Другая область тенденций современной музыки — полиритмия и с ней упорно стремление к механизации выражения, к точнейшему ритмическому рельефу, к определенности и четкости работы каждого элемента, организующего музыкальную ткань. Если вслушаться в гениальную партитуру современности «История солдата», то ее конструкция поражает интеллектуальной обоснованностью, а ее внеэмоциональная природа или, вернее, динамически безличная выразительность приводит, по ассоциации, к мысли о статуарности позы и суровой механичности русского танца и о холодном «бездушии» процесса интонирования народной песни.

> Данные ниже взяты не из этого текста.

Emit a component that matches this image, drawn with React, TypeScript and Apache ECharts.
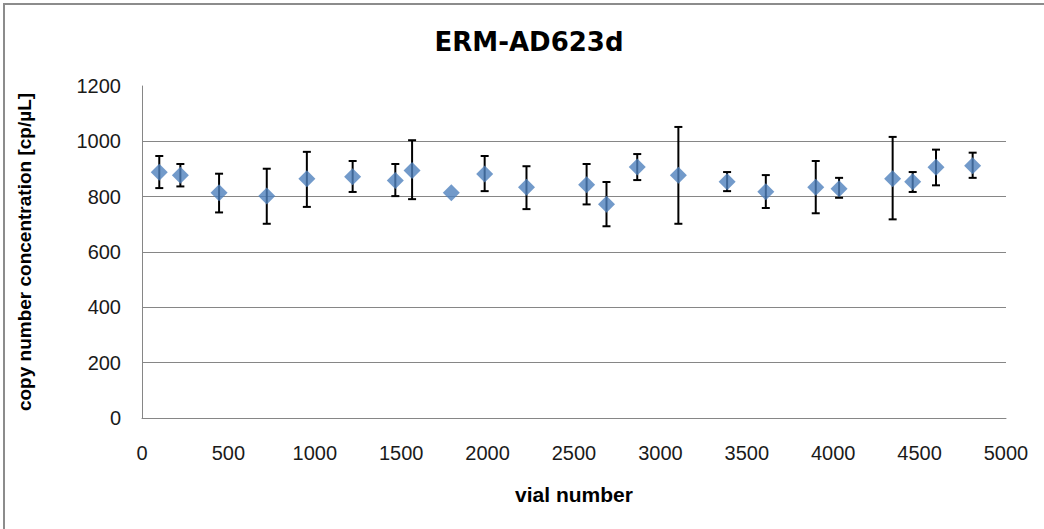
import React, { useEffect, useRef } from "react";
import * as echarts from "echarts";

const vialNumbers = [100, 222, 446, 722, 954, 1219, 1466, 1563, 1790, 1983, 2225, 2573, 2688, 2866, 3104, 3386, 3610, 3899, 4034, 4344, 4460, 4595, 4807];
const concentrations = [888, 877, 814, 802, 865, 872, 858, 895, 814, 882, 834, 843, 773, 907, 877, 854, 818, 834, 829, 865, 854, 906, 912];
const upperBounds = [947, 918, 883, 901, 962, 929, 918, 1004, 814, 947, 910, 918, 853, 954, 1052, 889, 878, 929, 868, 1016, 889, 970, 959];
const lowerBounds = [831, 837, 743, 702, 763, 817, 802, 791, 814, 820, 755, 772, 693, 860, 702, 820, 759, 740, 796, 718, 817, 841, 868];

const titleText = "ERM-AD623d";
const xAxisName = "vial number";
const yAxisName = "copy number concentration [cp/µL]";

export default function App() {
  const ref = useRef<HTMLDivElement>(null);

  useEffect(() => {
    if (!ref.current) return;
    const chart = echarts.init(ref.current, null, { renderer: "svg" });
    const scatterData = vialNumbers.map((x, i) => [x, concentrations[i]]);
    const errData = vialNumbers.map((x, i) => [x, lowerBounds[i], upperBounds[i]]);
    const gridColor = "#868686";
    const plain = (v: number) => String(v);

    chart.setOption({
      animation: false,
      backgroundColor: "#ffffff",
      graphic: [
        {
          type: "rect",
          shape: { x: 4, y: 4, width: 1200, height: 700 },
          style: { fill: "none", stroke: "#8c8c8c", lineWidth: 2 },
          silent: true,
        },
        {
          type: "text",
          x: 529,
          y: 42,
          style: {
            text: titleText,
            fontFamily: "DejaVu Sans",
            fontWeight: "bold",
            fontSize: 26,
            fill: "#000",
            textAlign: "center",
            textVerticalAlign: "middle",
          },
        },
      ],
      grid: { left: 142, right: 38, top: 86, bottom: 111, containLabel: false },
      xAxis: {
        type: "value",
        min: 0,
        max: 5000,
        interval: 500,
        name: xAxisName,
        nameLocation: "middle",
        nameGap: 66,
        nameTextStyle: { fontFamily: "Liberation Sans", fontWeight: "bold", fontSize: 21, color: "#000" },
        axisLine: { show: true, lineStyle: { color: gridColor, width: 1 } },
        axisTick: { show: false },
        splitLine: { show: false },
        axisLabel: { margin: 25, fontFamily: "Liberation Sans", fontSize: 20, color: "#1a1a1a", formatter: plain },
      },
      yAxis: {
        type: "value",
        min: 0,
        max: 1200,
        interval: 200,
        name: yAxisName,
        nameLocation: "middle",
        nameGap: 108,
        nameTextStyle: { fontFamily: "Liberation Sans", fontWeight: "bold", fontSize: 19, color: "#000" },
        axisLine: { show: true, lineStyle: { color: gridColor, width: 1 } },
        axisTick: { show: false },
        splitLine: { show: true, showMaxLine: false, lineStyle: { color: gridColor, width: 1 } },
        axisLabel: { margin: 21, fontFamily: "Liberation Sans", fontSize: 20, color: "#1a1a1a", formatter: plain },
      },
      series: [
        {
          type: "custom",
          data: errData,
          encode: { x: 0, y: [1, 2] },
          z: 2,
          renderItem: (params: any, api: any) => {
            const x = api.value(0);
            const lo = api.value(1);
            const hi = api.value(2);
            if (lo === hi) return { type: "group", children: [] };
            const pLo = api.coord([x, lo]);
            const pHi = api.coord([x, hi]);
            const hw = 4;
            const style = { stroke: "#000", lineWidth: 2 };
            return {
              type: "group",
              children: [
                { type: "line", shape: { x1: pLo[0], y1: pLo[1], x2: pHi[0], y2: pHi[1] }, style },
                { type: "line", shape: { x1: pHi[0] - hw, y1: pHi[1], x2: pHi[0] + hw, y2: pHi[1] }, style },
                { type: "line", shape: { x1: pLo[0] - hw, y1: pLo[1], x2: pLo[0] + hw, y2: pLo[1] }, style },
              ],
            };
          },
        },
        {
          type: "scatter",
          data: scatterData,
          symbol: "diamond",
          symbolSize: 17,
          z: 3,
          itemStyle: { color: "#4F81BD" },
        },
      ],
    });

    return () => chart.dispose();
  }, []);

  return (
    <div
      ref={ref}
      style={{ position: "fixed", left: 0, top: 0, width: 1044, height: 529 }}
    />
  );
}
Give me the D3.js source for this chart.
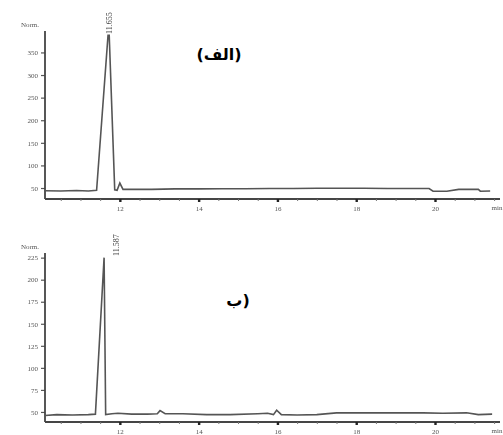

Я хочу сказать, что исследование музыки стоит в данном отношении на пороге интереснейших проблем, что современные точные методы сравнительного музыкознания дадут возможность не только зафиксировать все кажущееся «иррациональным», но и помогут обосновать современные творческие устремления и расширить средства воплощения художественной музыки. Расширить, чтобы они интонировали в созвучии с гигантским размахом всей современной культуры, как в свое время симфонии Бетховена, охватывая все большие пространства, чем это удавалось его предшественникам, стали созвучными не только своей эпохе, но и на много лет. И я позволю себе предполагать, что то иррациональное, что содержится в русской современной музыкально-эмоциональной стихии и в интонациях старинной песни, окажется общечеловечески ценным. Из мнимого противодействия музыкальной культуре Европы вырастет единое обобществляющее звукомировоззрение. Это и будет обозначенным мною выше путем. Новый ряд композиторов и исполнителей принесет с собой новый материал, о свойствах которого можно сейчас лишь догадываться.